## Set task
Scan the data for "with" and copy the lines it appears in.

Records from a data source
┌──
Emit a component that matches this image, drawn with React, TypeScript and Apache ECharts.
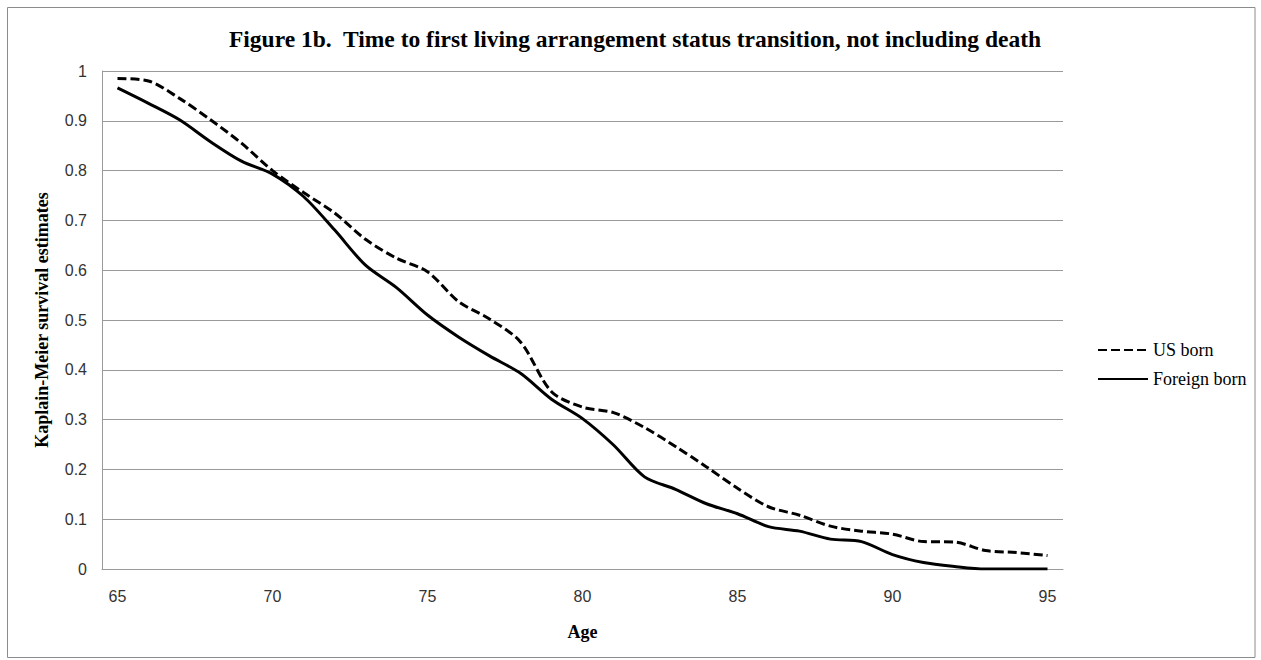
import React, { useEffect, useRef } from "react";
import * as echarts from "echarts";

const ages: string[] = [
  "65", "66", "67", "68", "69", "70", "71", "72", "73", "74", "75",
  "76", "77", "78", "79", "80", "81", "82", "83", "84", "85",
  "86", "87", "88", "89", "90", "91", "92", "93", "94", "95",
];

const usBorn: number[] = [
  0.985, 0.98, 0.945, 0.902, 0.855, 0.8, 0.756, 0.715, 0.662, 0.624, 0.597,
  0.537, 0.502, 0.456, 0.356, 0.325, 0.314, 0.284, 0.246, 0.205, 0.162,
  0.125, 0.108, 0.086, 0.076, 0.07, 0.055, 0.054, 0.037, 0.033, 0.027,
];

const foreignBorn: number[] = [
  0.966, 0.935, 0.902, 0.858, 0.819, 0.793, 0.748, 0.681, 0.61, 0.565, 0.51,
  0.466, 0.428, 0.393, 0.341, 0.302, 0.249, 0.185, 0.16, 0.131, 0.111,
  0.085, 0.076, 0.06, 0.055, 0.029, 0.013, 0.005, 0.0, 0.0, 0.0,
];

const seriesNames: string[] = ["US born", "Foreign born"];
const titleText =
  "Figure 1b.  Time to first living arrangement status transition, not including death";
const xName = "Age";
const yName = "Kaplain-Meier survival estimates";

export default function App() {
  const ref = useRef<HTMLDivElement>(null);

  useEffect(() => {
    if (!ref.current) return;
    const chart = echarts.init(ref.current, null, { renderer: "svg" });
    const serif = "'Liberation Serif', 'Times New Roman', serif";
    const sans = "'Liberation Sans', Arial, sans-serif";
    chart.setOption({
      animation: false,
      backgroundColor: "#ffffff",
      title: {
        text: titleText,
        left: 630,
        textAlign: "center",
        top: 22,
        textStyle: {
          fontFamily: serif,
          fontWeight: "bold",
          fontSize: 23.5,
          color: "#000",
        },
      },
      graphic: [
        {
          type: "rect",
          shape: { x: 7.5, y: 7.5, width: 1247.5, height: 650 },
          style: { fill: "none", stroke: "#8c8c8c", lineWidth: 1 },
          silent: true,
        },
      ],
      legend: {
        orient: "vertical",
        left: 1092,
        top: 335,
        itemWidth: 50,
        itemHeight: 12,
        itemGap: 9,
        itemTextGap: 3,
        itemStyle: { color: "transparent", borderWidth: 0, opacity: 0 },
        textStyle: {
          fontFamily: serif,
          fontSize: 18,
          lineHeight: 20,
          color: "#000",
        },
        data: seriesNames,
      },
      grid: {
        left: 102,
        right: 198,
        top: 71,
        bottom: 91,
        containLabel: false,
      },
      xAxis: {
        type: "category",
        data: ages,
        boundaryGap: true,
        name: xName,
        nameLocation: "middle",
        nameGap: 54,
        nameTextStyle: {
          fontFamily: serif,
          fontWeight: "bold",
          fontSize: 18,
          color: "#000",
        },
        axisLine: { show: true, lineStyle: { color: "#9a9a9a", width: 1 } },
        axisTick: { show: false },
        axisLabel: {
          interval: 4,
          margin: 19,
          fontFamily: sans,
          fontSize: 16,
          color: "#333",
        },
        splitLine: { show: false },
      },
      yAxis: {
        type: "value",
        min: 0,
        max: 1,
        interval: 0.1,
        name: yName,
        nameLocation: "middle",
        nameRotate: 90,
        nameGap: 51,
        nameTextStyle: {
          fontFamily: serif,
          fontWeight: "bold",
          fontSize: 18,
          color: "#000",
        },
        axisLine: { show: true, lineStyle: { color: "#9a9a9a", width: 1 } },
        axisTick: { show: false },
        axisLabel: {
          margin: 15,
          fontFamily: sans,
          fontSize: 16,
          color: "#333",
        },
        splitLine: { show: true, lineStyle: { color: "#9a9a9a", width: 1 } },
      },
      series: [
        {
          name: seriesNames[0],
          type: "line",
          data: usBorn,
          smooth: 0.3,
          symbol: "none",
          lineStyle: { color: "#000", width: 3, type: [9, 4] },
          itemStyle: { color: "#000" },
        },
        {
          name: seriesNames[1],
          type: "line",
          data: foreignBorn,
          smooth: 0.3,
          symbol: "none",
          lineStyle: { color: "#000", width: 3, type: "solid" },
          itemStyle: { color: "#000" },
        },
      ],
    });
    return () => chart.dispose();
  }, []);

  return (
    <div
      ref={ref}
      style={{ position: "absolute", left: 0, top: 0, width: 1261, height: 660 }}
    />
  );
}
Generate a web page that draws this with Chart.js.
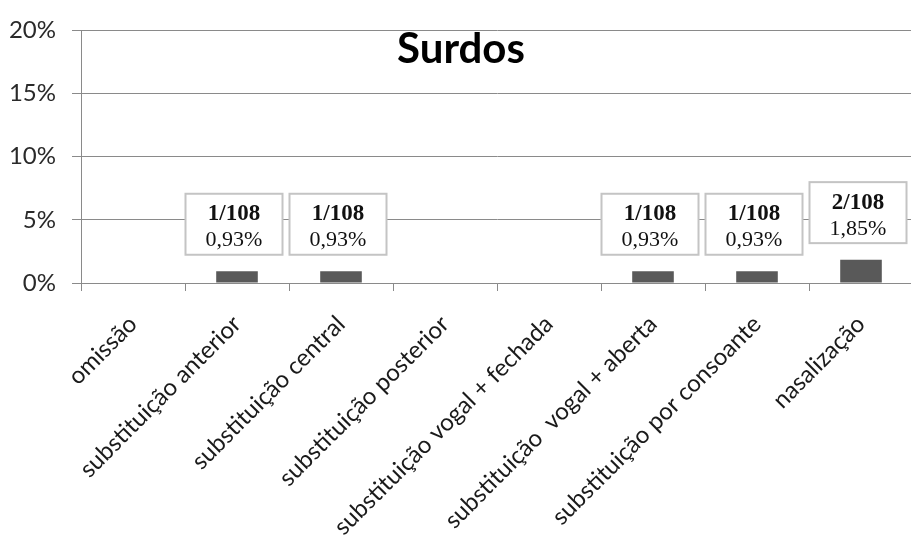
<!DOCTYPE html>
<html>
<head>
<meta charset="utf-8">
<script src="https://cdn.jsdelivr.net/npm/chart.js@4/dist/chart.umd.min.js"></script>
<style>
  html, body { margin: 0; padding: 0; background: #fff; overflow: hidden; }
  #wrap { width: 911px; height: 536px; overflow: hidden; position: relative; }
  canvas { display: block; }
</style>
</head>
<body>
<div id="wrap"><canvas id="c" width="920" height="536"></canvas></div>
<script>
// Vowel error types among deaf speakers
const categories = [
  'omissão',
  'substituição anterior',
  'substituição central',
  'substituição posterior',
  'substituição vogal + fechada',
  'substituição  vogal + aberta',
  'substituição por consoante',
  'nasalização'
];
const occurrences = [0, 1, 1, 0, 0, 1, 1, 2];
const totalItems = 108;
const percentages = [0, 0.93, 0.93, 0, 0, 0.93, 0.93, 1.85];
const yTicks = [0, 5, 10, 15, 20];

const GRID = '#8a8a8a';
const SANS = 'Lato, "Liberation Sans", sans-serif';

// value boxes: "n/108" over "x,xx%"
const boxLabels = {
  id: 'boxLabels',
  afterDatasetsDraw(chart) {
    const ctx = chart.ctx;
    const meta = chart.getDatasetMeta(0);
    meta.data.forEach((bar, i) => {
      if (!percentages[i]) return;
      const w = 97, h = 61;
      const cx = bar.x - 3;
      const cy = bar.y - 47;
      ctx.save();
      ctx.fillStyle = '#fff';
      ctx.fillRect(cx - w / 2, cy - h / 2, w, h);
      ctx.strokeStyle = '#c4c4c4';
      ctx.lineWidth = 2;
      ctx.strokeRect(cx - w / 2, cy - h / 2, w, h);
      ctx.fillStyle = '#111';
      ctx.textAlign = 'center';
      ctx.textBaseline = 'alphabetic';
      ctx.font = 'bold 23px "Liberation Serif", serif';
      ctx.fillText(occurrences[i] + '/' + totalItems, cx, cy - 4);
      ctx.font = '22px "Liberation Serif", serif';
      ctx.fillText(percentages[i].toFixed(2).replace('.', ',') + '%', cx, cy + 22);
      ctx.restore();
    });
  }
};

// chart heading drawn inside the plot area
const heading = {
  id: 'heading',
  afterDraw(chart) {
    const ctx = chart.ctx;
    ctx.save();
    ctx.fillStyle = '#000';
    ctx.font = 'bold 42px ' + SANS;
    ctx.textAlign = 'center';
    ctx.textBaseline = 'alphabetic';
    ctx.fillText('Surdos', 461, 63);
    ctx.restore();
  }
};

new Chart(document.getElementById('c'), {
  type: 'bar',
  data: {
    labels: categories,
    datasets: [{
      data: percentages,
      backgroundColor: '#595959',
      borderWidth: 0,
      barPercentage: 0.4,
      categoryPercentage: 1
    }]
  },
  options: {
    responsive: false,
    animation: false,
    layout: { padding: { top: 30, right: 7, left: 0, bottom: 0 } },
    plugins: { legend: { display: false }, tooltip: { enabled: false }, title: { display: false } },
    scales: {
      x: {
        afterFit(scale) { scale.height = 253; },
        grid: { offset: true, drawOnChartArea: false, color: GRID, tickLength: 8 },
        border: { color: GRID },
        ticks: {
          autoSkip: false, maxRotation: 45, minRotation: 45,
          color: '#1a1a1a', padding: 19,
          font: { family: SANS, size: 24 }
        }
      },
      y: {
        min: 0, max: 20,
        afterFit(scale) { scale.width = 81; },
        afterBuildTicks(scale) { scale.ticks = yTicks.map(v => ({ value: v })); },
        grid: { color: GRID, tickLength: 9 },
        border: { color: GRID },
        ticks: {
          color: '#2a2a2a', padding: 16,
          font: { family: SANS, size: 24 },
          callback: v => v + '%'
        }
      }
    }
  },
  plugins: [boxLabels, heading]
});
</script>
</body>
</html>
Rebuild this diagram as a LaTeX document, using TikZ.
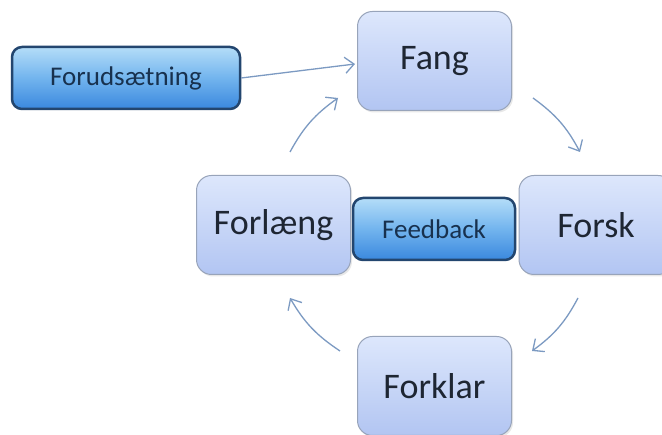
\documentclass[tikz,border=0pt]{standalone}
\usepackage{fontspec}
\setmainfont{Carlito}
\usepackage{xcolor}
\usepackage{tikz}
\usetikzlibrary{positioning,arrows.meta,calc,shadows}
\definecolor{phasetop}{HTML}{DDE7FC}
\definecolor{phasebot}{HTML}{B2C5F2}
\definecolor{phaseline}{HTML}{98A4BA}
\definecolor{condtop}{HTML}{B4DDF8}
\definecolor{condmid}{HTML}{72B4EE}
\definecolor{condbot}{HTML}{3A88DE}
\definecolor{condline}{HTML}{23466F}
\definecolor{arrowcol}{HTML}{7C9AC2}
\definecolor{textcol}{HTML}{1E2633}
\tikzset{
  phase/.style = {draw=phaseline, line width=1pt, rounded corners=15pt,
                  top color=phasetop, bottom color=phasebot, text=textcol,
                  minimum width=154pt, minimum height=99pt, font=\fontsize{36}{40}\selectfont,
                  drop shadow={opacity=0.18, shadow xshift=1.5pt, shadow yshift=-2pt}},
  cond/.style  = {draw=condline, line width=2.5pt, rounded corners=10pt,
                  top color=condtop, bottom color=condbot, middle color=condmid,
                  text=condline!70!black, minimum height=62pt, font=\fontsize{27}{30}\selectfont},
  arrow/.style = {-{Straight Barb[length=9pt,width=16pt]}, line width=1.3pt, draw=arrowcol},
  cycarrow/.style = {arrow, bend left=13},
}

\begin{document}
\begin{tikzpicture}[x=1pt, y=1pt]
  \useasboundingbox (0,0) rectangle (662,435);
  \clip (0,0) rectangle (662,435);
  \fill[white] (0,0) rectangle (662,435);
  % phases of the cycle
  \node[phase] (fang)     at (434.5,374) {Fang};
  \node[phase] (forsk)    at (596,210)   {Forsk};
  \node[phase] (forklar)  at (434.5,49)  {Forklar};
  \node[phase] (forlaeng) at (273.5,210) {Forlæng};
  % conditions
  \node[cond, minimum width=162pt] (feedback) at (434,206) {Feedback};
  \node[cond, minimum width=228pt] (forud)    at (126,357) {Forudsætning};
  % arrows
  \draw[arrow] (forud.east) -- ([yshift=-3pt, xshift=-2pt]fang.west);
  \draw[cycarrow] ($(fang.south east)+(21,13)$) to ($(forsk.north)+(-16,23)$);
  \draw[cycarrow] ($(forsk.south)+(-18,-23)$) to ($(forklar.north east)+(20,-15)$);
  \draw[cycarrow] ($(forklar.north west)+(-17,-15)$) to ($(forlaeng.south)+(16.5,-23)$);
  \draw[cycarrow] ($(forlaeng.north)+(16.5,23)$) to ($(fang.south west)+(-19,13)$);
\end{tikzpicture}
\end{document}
└──
## Finished exercise
Emit a component that matches this image, drawn with React, TypeScript and Apache ECharts.
Generate a web page that draws this with Chart.js.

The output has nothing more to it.